TASK GOAL:
Will you output all of the data below exactly, omitting the images?

DATA EXCERPT:
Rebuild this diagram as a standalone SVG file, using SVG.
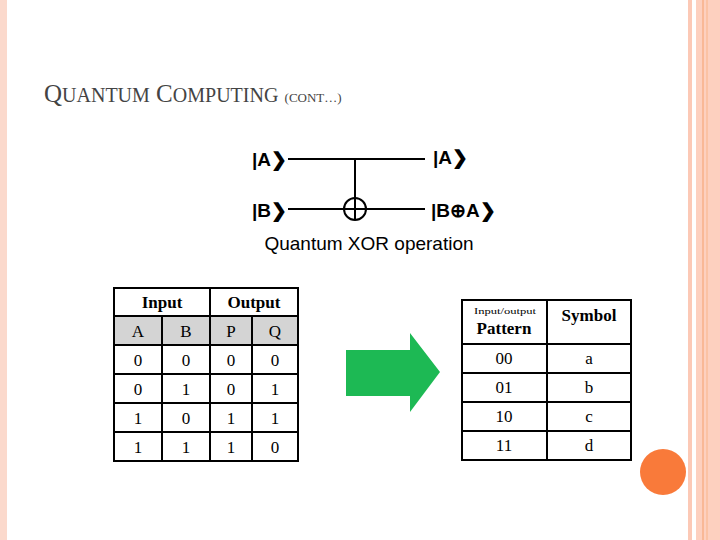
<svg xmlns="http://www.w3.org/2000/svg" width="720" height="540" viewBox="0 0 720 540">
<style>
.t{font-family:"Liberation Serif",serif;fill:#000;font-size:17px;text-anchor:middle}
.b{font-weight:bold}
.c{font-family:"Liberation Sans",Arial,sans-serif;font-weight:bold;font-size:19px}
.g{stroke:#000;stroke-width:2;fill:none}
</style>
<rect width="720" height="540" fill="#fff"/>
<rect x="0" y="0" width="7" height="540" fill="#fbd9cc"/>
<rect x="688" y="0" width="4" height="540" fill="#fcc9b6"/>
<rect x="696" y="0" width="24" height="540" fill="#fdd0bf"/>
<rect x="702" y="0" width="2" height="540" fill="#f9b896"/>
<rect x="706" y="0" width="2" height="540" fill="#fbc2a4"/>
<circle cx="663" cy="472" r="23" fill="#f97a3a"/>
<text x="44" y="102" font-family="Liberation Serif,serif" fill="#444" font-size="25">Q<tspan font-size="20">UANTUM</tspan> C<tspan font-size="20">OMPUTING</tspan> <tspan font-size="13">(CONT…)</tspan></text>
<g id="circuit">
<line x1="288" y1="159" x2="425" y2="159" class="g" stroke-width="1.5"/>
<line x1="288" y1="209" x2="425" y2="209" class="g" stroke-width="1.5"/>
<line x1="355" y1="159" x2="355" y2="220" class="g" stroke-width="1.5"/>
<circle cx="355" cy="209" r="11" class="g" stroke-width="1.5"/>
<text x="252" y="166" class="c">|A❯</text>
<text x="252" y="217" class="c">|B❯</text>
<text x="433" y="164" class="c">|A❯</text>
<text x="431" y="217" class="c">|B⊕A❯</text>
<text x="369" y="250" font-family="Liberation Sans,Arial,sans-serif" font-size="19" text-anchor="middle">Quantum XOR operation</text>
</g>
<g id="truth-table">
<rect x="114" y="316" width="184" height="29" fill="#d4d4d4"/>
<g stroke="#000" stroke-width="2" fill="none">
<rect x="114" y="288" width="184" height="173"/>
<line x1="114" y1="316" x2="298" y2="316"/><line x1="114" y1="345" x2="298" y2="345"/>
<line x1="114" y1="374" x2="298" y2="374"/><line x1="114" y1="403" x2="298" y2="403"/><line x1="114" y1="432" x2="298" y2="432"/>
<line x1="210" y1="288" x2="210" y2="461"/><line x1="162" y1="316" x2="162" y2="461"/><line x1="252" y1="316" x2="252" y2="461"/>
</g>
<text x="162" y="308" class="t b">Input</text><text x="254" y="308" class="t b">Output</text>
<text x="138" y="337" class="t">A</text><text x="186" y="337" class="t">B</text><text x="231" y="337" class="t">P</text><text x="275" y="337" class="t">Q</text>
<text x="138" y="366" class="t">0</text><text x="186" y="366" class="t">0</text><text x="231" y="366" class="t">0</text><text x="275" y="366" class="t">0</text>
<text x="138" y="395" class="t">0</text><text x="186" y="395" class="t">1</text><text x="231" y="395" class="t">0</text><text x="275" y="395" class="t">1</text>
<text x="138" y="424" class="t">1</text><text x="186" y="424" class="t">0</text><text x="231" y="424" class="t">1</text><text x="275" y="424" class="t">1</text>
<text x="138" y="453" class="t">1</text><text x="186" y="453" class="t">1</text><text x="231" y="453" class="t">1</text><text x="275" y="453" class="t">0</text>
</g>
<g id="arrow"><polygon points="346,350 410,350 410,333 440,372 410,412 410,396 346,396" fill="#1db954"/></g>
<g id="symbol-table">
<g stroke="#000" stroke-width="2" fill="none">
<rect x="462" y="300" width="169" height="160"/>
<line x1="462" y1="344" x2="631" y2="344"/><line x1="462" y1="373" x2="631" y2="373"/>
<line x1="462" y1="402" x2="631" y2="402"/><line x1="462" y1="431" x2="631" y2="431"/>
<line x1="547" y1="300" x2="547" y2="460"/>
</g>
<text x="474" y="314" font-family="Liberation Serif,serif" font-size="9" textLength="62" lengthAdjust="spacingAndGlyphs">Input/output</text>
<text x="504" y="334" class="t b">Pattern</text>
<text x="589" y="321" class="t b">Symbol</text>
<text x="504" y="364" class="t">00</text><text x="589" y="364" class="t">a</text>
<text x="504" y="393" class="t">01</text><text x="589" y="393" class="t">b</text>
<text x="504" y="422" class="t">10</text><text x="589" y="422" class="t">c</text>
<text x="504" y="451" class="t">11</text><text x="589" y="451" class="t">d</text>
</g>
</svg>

ANSWER TO THIS PROBLEM:
Rebuild this diagram as a standalone SVG file, using SVG.
<svg xmlns="http://www.w3.org/2000/svg" width="720" height="540" viewBox="0 0 720 540">
<style>
.t{font-family:"Liberation Serif",serif;fill:#000;font-size:17px;text-anchor:middle}
.b{font-weight:bold}
.c{font-family:"Liberation Sans",Arial,sans-serif;font-weight:bold;font-size:19px}
.g{stroke:#000;stroke-width:2;fill:none}
</style>
<rect width="720" height="540" fill="#fff"/>
<rect x="0" y="0" width="7" height="540" fill="#fbd9cc"/>
<rect x="688" y="0" width="4" height="540" fill="#fcc9b6"/>
<rect x="696" y="0" width="24" height="540" fill="#fdd0bf"/>
<rect x="702" y="0" width="2" height="540" fill="#f9b896"/>
<rect x="706" y="0" width="2" height="540" fill="#fbc2a4"/>
<circle cx="663" cy="472" r="23" fill="#f97a3a"/>
<text x="44" y="102" font-family="Liberation Serif,serif" fill="#444" font-size="25">Q<tspan font-size="20">UANTUM</tspan> C<tspan font-size="20">OMPUTING</tspan> <tspan font-size="13">(CONT…)</tspan></text>
<g id="circuit">
<line x1="288" y1="159" x2="425" y2="159" class="g" stroke-width="1.5"/>
<line x1="288" y1="209" x2="425" y2="209" class="g" stroke-width="1.5"/>
<line x1="355" y1="159" x2="355" y2="220" class="g" stroke-width="1.5"/>
<circle cx="355" cy="209" r="11" class="g" stroke-width="1.5"/>
<text x="252" y="166" class="c">|A❯</text>
<text x="252" y="217" class="c">|B❯</text>
<text x="433" y="164" class="c">|A❯</text>
<text x="431" y="217" class="c">|B⊕A❯</text>
<text x="369" y="250" font-family="Liberation Sans,Arial,sans-serif" font-size="19" text-anchor="middle">Quantum XOR operation</text>
</g>
<g id="truth-table">
<rect x="114" y="316" width="184" height="29" fill="#d4d4d4"/>
<g stroke="#000" stroke-width="2" fill="none">
<rect x="114" y="288" width="184" height="173"/>
<line x1="114" y1="316" x2="298" y2="316"/><line x1="114" y1="345" x2="298" y2="345"/>
<line x1="114" y1="374" x2="298" y2="374"/><line x1="114" y1="403" x2="298" y2="403"/><line x1="114" y1="432" x2="298" y2="432"/>
<line x1="210" y1="288" x2="210" y2="461"/><line x1="162" y1="316" x2="162" y2="461"/><line x1="252" y1="316" x2="252" y2="461"/>
</g>
<text x="162" y="308" class="t b">Input</text><text x="254" y="308" class="t b">Output</text>
<text x="138" y="337" class="t">A</text><text x="186" y="337" class="t">B</text><text x="231" y="337" class="t">P</text><text x="275" y="337" class="t">Q</text>
<text x="138" y="366" class="t">0</text><text x="186" y="366" class="t">0</text><text x="231" y="366" class="t">0</text><text x="275" y="366" class="t">0</text>
<text x="138" y="395" class="t">0</text><text x="186" y="395" class="t">1</text><text x="231" y="395" class="t">0</text><text x="275" y="395" class="t">1</text>
<text x="138" y="424" class="t">1</text><text x="186" y="424" class="t">0</text><text x="231" y="424" class="t">1</text><text x="275" y="424" class="t">1</text>
<text x="138" y="453" class="t">1</text><text x="186" y="453" class="t">1</text><text x="231" y="453" class="t">1</text><text x="275" y="453" class="t">0</text>
</g>
<g id="arrow"><polygon points="346,350 410,350 410,333 440,372 410,412 410,396 346,396" fill="#1db954"/></g>
<g id="symbol-table">
<g stroke="#000" stroke-width="2" fill="none">
<rect x="462" y="300" width="169" height="160"/>
<line x1="462" y1="344" x2="631" y2="344"/><line x1="462" y1="373" x2="631" y2="373"/>
<line x1="462" y1="402" x2="631" y2="402"/><line x1="462" y1="431" x2="631" y2="431"/>
<line x1="547" y1="300" x2="547" y2="460"/>
</g>
<text x="474" y="314" font-family="Liberation Serif,serif" font-size="9" textLength="62" lengthAdjust="spacingAndGlyphs">Input/output</text>
<text x="504" y="334" class="t b">Pattern</text>
<text x="589" y="321" class="t b">Symbol</text>
<text x="504" y="364" class="t">00</text><text x="589" y="364" class="t">a</text>
<text x="504" y="393" class="t">01</text><text x="589" y="393" class="t">b</text>
<text x="504" y="422" class="t">10</text><text x="589" y="422" class="t">c</text>
<text x="504" y="451" class="t">11</text><text x="589" y="451" class="t">d</text>
</g>
</svg>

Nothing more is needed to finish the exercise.